▶ _The request_: From the first line of the data down to and including the line with "plt.rcParams['mathtext.default'] = 'regular'", copy everything exactly, leaving out pictures.

▶ _Given material_:
## BEGIN

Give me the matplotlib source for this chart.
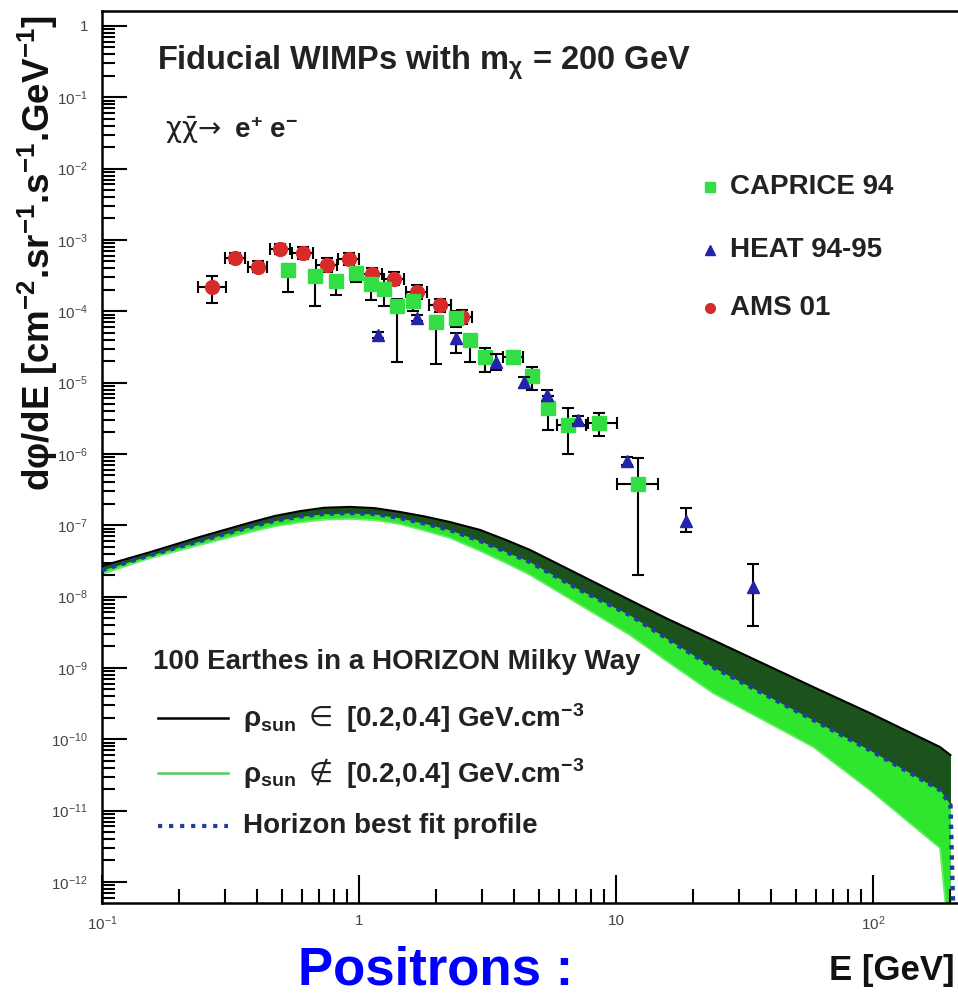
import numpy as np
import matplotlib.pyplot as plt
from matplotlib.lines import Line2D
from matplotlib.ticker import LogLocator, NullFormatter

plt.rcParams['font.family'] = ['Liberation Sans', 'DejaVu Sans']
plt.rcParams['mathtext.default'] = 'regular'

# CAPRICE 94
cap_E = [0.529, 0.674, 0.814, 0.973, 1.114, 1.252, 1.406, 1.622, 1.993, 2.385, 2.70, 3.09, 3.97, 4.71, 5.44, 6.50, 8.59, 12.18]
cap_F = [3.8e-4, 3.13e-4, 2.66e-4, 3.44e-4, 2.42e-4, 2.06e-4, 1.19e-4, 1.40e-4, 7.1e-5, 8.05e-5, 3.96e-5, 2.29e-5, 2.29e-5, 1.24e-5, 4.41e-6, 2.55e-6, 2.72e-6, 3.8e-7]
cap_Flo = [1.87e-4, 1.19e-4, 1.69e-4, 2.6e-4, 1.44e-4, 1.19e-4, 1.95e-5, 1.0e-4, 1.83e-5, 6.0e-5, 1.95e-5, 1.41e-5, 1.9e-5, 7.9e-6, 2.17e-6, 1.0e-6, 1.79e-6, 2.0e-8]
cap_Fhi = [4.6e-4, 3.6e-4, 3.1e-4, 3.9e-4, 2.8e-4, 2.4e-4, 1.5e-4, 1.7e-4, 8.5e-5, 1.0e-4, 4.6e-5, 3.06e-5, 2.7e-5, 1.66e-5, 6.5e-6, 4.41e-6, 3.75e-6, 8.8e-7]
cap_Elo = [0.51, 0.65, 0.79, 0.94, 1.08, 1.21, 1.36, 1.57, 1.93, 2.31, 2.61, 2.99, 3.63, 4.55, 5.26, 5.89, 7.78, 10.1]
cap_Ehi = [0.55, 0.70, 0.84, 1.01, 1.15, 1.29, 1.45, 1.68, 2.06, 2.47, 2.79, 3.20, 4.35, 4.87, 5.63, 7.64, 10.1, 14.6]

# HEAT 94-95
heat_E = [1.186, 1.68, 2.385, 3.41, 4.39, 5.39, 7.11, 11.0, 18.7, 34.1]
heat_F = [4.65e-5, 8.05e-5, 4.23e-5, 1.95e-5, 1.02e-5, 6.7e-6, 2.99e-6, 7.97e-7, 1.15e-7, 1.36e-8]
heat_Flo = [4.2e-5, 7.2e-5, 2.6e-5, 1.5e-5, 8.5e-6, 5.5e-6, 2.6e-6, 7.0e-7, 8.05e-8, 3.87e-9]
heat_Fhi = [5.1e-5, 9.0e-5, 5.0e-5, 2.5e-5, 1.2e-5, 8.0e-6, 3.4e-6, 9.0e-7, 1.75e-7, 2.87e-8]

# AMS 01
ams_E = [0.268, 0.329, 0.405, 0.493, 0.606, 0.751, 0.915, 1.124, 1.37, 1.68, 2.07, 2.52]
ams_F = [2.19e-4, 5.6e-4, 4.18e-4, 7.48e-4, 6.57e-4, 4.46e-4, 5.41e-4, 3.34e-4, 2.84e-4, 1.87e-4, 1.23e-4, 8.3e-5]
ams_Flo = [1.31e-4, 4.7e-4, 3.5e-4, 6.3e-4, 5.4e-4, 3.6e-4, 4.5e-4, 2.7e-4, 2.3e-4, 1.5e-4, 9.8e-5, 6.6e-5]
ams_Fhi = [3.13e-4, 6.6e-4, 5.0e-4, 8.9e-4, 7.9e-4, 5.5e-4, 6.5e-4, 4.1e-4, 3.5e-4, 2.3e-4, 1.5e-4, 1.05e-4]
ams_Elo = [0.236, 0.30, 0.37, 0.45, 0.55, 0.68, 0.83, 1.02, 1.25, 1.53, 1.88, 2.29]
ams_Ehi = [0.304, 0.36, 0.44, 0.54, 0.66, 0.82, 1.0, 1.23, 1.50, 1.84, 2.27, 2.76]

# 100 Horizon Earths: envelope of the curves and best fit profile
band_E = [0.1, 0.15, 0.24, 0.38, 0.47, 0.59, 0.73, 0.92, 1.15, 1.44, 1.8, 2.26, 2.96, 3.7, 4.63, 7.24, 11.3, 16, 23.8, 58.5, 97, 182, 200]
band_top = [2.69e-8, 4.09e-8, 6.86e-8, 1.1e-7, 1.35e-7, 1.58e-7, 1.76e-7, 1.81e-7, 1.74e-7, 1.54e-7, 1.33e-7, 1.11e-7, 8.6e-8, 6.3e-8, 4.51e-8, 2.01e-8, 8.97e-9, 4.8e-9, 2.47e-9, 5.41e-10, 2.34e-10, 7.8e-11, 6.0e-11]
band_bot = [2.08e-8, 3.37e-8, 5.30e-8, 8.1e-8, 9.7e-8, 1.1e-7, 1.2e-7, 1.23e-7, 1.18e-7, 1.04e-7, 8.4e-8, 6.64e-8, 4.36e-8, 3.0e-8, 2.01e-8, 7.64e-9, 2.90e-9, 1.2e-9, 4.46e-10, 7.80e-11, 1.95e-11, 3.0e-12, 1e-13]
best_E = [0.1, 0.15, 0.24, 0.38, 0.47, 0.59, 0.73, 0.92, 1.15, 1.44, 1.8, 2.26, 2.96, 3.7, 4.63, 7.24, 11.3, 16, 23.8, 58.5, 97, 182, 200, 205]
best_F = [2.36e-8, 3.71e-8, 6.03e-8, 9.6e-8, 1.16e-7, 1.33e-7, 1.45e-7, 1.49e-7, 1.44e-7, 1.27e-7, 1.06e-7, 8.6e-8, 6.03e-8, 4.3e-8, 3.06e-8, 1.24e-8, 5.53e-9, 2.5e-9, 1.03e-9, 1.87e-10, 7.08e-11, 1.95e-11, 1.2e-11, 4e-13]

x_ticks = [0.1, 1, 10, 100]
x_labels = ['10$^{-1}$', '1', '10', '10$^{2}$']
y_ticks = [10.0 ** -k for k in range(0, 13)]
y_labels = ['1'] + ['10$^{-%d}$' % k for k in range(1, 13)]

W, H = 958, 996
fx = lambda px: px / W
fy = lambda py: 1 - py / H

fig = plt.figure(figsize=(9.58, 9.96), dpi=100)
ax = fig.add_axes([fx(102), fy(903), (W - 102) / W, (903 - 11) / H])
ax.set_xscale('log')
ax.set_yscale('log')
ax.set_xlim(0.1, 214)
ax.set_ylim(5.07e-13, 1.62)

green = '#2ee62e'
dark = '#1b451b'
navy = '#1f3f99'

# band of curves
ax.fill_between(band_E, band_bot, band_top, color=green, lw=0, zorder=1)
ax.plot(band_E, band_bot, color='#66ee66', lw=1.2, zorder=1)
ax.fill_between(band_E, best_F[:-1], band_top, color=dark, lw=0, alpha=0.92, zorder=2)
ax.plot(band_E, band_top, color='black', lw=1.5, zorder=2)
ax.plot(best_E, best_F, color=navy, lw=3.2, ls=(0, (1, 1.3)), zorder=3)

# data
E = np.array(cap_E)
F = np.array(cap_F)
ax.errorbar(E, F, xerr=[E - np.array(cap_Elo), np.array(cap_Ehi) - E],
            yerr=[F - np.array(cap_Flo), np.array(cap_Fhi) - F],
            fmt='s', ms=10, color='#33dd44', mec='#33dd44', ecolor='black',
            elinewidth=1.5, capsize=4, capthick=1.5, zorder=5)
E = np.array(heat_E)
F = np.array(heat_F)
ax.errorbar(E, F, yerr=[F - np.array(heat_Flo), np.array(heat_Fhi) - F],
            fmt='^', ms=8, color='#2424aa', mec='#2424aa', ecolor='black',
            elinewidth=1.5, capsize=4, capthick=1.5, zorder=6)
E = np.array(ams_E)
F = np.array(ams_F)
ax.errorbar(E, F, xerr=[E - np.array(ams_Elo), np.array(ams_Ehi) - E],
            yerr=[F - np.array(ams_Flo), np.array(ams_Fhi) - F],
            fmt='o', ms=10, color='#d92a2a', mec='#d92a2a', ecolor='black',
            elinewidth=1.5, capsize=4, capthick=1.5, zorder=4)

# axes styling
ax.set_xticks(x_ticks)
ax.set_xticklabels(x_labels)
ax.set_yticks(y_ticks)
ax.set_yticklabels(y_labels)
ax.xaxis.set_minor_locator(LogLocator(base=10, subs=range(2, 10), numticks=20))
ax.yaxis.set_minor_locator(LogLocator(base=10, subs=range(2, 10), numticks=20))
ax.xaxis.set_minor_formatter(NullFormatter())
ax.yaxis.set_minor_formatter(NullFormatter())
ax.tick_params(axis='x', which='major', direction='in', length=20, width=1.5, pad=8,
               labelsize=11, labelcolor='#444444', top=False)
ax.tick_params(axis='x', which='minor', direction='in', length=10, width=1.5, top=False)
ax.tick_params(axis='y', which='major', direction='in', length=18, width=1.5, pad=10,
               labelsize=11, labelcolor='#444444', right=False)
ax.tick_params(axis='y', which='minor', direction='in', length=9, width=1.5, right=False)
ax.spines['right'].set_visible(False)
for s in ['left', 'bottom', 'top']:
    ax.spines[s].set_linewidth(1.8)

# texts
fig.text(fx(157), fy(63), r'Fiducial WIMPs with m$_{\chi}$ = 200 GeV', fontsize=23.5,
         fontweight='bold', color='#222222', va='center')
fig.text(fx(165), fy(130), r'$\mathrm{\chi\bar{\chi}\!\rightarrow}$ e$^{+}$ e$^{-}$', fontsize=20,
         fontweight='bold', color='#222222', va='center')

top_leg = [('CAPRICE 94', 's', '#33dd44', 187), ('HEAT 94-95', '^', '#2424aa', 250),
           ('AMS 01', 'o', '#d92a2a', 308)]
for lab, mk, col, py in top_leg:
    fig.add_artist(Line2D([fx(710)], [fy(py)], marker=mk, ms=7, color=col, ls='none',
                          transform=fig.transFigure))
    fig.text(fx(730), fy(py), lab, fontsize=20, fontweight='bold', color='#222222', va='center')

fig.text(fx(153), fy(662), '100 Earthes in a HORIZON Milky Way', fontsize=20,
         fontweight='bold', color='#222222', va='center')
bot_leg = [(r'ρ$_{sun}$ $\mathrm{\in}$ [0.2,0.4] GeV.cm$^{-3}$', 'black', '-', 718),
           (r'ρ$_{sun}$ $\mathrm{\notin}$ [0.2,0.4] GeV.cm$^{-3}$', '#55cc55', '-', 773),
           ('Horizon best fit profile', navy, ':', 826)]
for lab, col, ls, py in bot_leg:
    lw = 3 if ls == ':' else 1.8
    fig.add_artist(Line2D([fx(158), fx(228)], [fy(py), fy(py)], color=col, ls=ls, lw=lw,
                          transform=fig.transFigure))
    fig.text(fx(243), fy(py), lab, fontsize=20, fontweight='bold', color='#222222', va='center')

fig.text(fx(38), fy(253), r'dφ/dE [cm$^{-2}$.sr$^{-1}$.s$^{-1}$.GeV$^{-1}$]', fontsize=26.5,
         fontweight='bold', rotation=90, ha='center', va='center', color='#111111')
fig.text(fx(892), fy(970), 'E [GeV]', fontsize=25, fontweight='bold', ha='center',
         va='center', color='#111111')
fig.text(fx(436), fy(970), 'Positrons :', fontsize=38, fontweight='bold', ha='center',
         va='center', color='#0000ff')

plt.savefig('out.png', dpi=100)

## END

▶ _Task response_:
Give me the matplotlib source for this chart.
import numpy as np
import matplotlib.pyplot as plt
from matplotlib.lines import Line2D
from matplotlib.ticker import LogLocator, NullFormatter

plt.rcParams['font.family'] = ['Liberation Sans', 'DejaVu Sans']
plt.rcParams['mathtext.default'] = 'regular'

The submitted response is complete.